What you should do = Retype, please, the listing from its opening line through the line that contains "const fit2Y = [2100000, 3090000, 3975000];", both included, without the pictures.

Provided material =
■ ■ ■ ■ ■ ■ ■

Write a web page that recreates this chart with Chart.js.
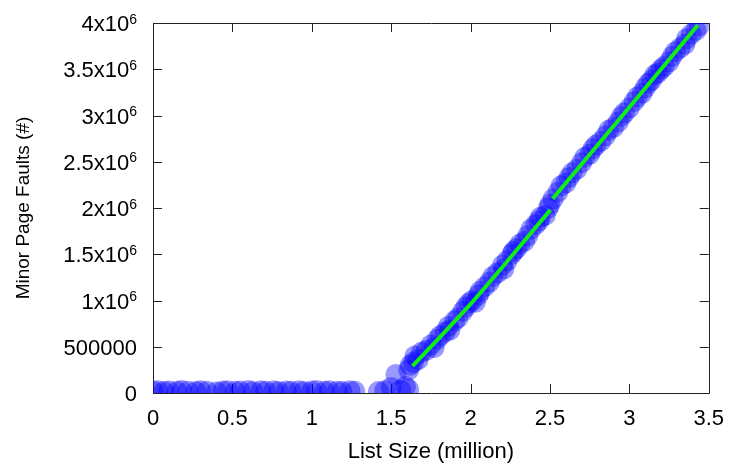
<!DOCTYPE html>
<html>
<head>
<meta charset="utf-8">
<script src="https://cdn.jsdelivr.net/npm/chart.js@4"></script>
<style>
  html, body { margin: 0; padding: 0; background: #fff; }
  #wrap { width: 737px; height: 470px; }
</style>
</head>
<body>
<div id="wrap"><canvas id="c" width="737" height="470"></canvas></div>
<script>
// ---- data ----
const pointX = [
  0.00,0.03,0.07,0.10,0.15,0.18,0.22,0.27,0.30,0.34,0.40,0.44,0.47,0.52,0.55,0.60,0.63,0.68,
  0.71,0.76,0.79,0.84,0.87,0.92,0.95,1.00,1.03,1.08,1.11,1.16,1.19,1.24,1.27,
  1.42,1.46,1.50,1.53,1.56,1.59,1.61,
  1.61,1.62,1.64,1.65,1.67,1.69,1.72,1.75,1.77,1.79,1.81,1.84,1.86,1.87,1.90,1.92,1.95,1.97,
  1.99,2.01,2.03,2.05,2.06,2.09,2.12,2.14,2.17,2.20,2.21,2.23,2.26,2.27,2.29,2.31,2.34,2.36,
  2.38,2.41,2.43,2.44,2.47,2.49,2.50,2.52,2.55,2.57,2.60,2.62,2.64,2.67,2.70,2.72,2.75,2.77,
  2.79,2.82,2.85,2.87,2.90,2.93,2.95,2.97,3.00,3.03,3.05,3.08,3.10,3.12,3.14,3.16,3.18,3.20,
  3.22,3.25,3.27,3.29,3.32,3.35,3.36,3.39,3.42,3.44
];
const pointY = [
  20000,25000,15000,22000,18000,26000,20000,15000,24000,19000,12000,22000,25000,18000,21000,26000,17000,23000,
  20000,25000,16000,22000,19000,24000,15000,21000,26000,18000,23000,20000,17000,24000,19000,
  15000,25000,60000,200000,30000,70000,40000,
  250000,300000,330000,400000,360000,440000,460000,520000,490000,580000,620000,660000,720000,680000,780000,810000,880000,930000,
  970000,1000000,980000,1060000,1100000,1150000,1200000,1260000,1300000,1380000,1340000,1430000,1500000,1530000,1560000,1610000,1640000,1700000,
  1770000,1820000,1860000,1900000,1920000,2000000,2040000,2100000,2170000,2240000,2270000,2330000,2380000,2420000,2490000,2550000,2580000,2640000,
  2680000,2720000,2780000,2840000,2870000,2930000,2990000,3030000,3080000,3150000,3200000,3240000,3300000,3350000,3380000,3440000,3460000,3500000,
  3530000,3580000,3640000,3690000,3730000,3770000,3830000,3880000,3920000,3970000
];
const fit1X = [1.634, 1.8, 2.0, 2.2, 2.4, 2.503];
const fit1Y = [290000, 590000, 960000, 1360000, 1770000, 1980000];
const fit2X = [2.517, 3.0, 3.431];
const fit2Y = [2100000, 3090000, 3975000];

const xTickValues = [0, 0.5, 1, 1.5, 2, 2.5, 3, 3.5];
const xTickLabels = ['0', '0.5', '1', '1.5', '2', '2.5', '3', '3.5'];
const yTickValues = [0, 500000, 1000000, 1500000, 2000000, 2500000, 3000000, 3500000, 4000000];
const yTickMain   = ['0', '500000', '1x10', '1.5x10', '2x10', '2.5x10', '3x10', '3.5x10', '4x10'];
const yTickSup    = ['', '', '6', '6', '6', '6', '6', '6', '6'];

const xTitle = 'List Size (million)';
const yTitle = 'Minor Page Faults (#)';

// ---- build ----
const FONT = "'Liberation Sans', Arial, Helvetica, sans-serif";
const pts = pointX.map((x, i) => ({ x: x, y: pointY[i] }));
const seg1 = fit1X.map((x, i) => ({ x: x, y: fit1Y[i] }));
const seg2 = fit2X.map((x, i) => ({ x: x, y: fit2Y[i] }));

const framePlugin = {
  id: 'frame',
  beforeDatasetsDraw(chart) {
    const { ctx, chartArea: a, scales } = chart;
    ctx.save();
    ctx.strokeStyle = '#222';
    ctx.lineWidth = 1;
    ctx.beginPath();
    ctx.rect(Math.round(a.left) + 0.5, Math.round(a.top) + 0.5,
             Math.round(a.right - a.left), Math.round(a.bottom - a.top));
    ctx.stroke();
    const L = 9;
    ctx.beginPath();
    xTickValues.forEach(v => {
      const px = Math.round(scales.x.getPixelForValue(v)) + 0.5;
      ctx.moveTo(px, a.bottom); ctx.lineTo(px, a.bottom - L);
      ctx.moveTo(px, a.top); ctx.lineTo(px, a.top + L);
    });
    yTickValues.forEach(v => {
      const py = Math.round(scales.y.getPixelForValue(v)) + 0.5;
      ctx.moveTo(a.left, py); ctx.lineTo(a.left + L, py);
      ctx.moveTo(a.right, py); ctx.lineTo(a.right - L, py);
    });
    ctx.stroke();
    ctx.restore();
  },
  afterDraw(chart) {
    const { ctx, chartArea: a, scales } = chart;
    ctx.save();
    ctx.fillStyle = '#000';
    ctx.textBaseline = 'alphabetic';
    const rightEdge = a.left - 16;
    yTickValues.forEach((v, i) => {
      const py = scales.y.getPixelForValue(v);
      let x = rightEdge;
      if (yTickSup[i]) {
        ctx.font = '14px ' + FONT;
        ctx.textAlign = 'right';
        ctx.fillText(yTickSup[i], x, py + 0.5);
        x -= ctx.measureText(yTickSup[i]).width;
      }
      ctx.font = '22px ' + FONT;
      ctx.textAlign = 'right';
      ctx.fillText(yTickMain[i], x, py + 8);
    });
    ctx.restore();
  }
};

new Chart(document.getElementById('c'), {
  type: 'scatter',
  data: {
    datasets: [
      { type: 'line', data: seg1, borderColor: '#11ee11', borderWidth: 4, pointRadius: 0, fill: false, tension: 0, clip: 0 },
      { type: 'line', data: seg2, borderColor: '#11ee11', borderWidth: 4, pointRadius: 0, fill: false, tension: 0, clip: 0 },
      { data: pts, backgroundColor: 'rgba(0,0,255,0.4)', borderWidth: 0, pointRadius: 10.5, pointHoverRadius: 10.5, clip: 0 }
    ]
  },
  options: {
    responsive: false,
    animation: false,
    events: [],
    layout: { padding: { top: 23, right: 25, left: 0, bottom: 0 } },
    plugins: { legend: { display: false }, tooltip: { enabled: false } },
    scales: {
      x: {
        type: 'linear', min: 0, max: 3.5,
        afterFit(s) { s.height = 77; },
        afterBuildTicks(s) { s.ticks = xTickValues.map(v => ({ value: v })); },
        grid: { display: false, drawTicks: false },
        border: { display: false },
        ticks: {
          padding: 13, color: '#000', maxRotation: 0, autoSkip: false,
          font: { family: FONT, size: 22 },
          callback: (v) => { const i = xTickValues.indexOf(v); return i >= 0 ? xTickLabels[i] : ''; }
        },
        title: { display: true, text: xTitle, color: '#000', font: { family: FONT, size: 22 }, padding: { top: 0, bottom: 5 } }
      },
      y: {
        type: 'linear', min: 0, max: 4000000,
        afterFit(s) { s.width = 153; },
        afterBuildTicks(s) { s.ticks = yTickValues.map(v => ({ value: v })); },
        grid: { display: false, drawTicks: false },
        border: { display: false },
        ticks: { display: false },
        title: { display: true, text: yTitle, color: '#000', font: { family: FONT, size: 19 }, padding: { top: 12, bottom: 0 } }
      }
    }
  },
  plugins: [framePlugin]
});
</script>
</body>
</html>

■ ■ ■ ■ ■ ■ ■

Full answer =
Write a web page that recreates this chart with Chart.js.
<!DOCTYPE html>
<html>
<head>
<meta charset="utf-8">
<script src="https://cdn.jsdelivr.net/npm/chart.js@4"></script>
<style>
  html, body { margin: 0; padding: 0; background: #fff; }
  #wrap { width: 737px; height: 470px; }
</style>
</head>
<body>
<div id="wrap"><canvas id="c" width="737" height="470"></canvas></div>
<script>
// ---- data ----
const pointX = [
  0.00,0.03,0.07,0.10,0.15,0.18,0.22,0.27,0.30,0.34,0.40,0.44,0.47,0.52,0.55,0.60,0.63,0.68,
  0.71,0.76,0.79,0.84,0.87,0.92,0.95,1.00,1.03,1.08,1.11,1.16,1.19,1.24,1.27,
  1.42,1.46,1.50,1.53,1.56,1.59,1.61,
  1.61,1.62,1.64,1.65,1.67,1.69,1.72,1.75,1.77,1.79,1.81,1.84,1.86,1.87,1.90,1.92,1.95,1.97,
  1.99,2.01,2.03,2.05,2.06,2.09,2.12,2.14,2.17,2.20,2.21,2.23,2.26,2.27,2.29,2.31,2.34,2.36,
  2.38,2.41,2.43,2.44,2.47,2.49,2.50,2.52,2.55,2.57,2.60,2.62,2.64,2.67,2.70,2.72,2.75,2.77,
  2.79,2.82,2.85,2.87,2.90,2.93,2.95,2.97,3.00,3.03,3.05,3.08,3.10,3.12,3.14,3.16,3.18,3.20,
  3.22,3.25,3.27,3.29,3.32,3.35,3.36,3.39,3.42,3.44
];
const pointY = [
  20000,25000,15000,22000,18000,26000,20000,15000,24000,19000,12000,22000,25000,18000,21000,26000,17000,23000,
  20000,25000,16000,22000,19000,24000,15000,21000,26000,18000,23000,20000,17000,24000,19000,
  15000,25000,60000,200000,30000,70000,40000,
  250000,300000,330000,400000,360000,440000,460000,520000,490000,580000,620000,660000,720000,680000,780000,810000,880000,930000,
  970000,1000000,980000,1060000,1100000,1150000,1200000,1260000,1300000,1380000,1340000,1430000,1500000,1530000,1560000,1610000,1640000,1700000,
  1770000,1820000,1860000,1900000,1920000,2000000,2040000,2100000,2170000,2240000,2270000,2330000,2380000,2420000,2490000,2550000,2580000,2640000,
  2680000,2720000,2780000,2840000,2870000,2930000,2990000,3030000,3080000,3150000,3200000,3240000,3300000,3350000,3380000,3440000,3460000,3500000,
  3530000,3580000,3640000,3690000,3730000,3770000,3830000,3880000,3920000,3970000
];
const fit1X = [1.634, 1.8, 2.0, 2.2, 2.4, 2.503];
const fit1Y = [290000, 590000, 960000, 1360000, 1770000, 1980000];
const fit2X = [2.517, 3.0, 3.431];
const fit2Y = [2100000, 3090000, 3975000];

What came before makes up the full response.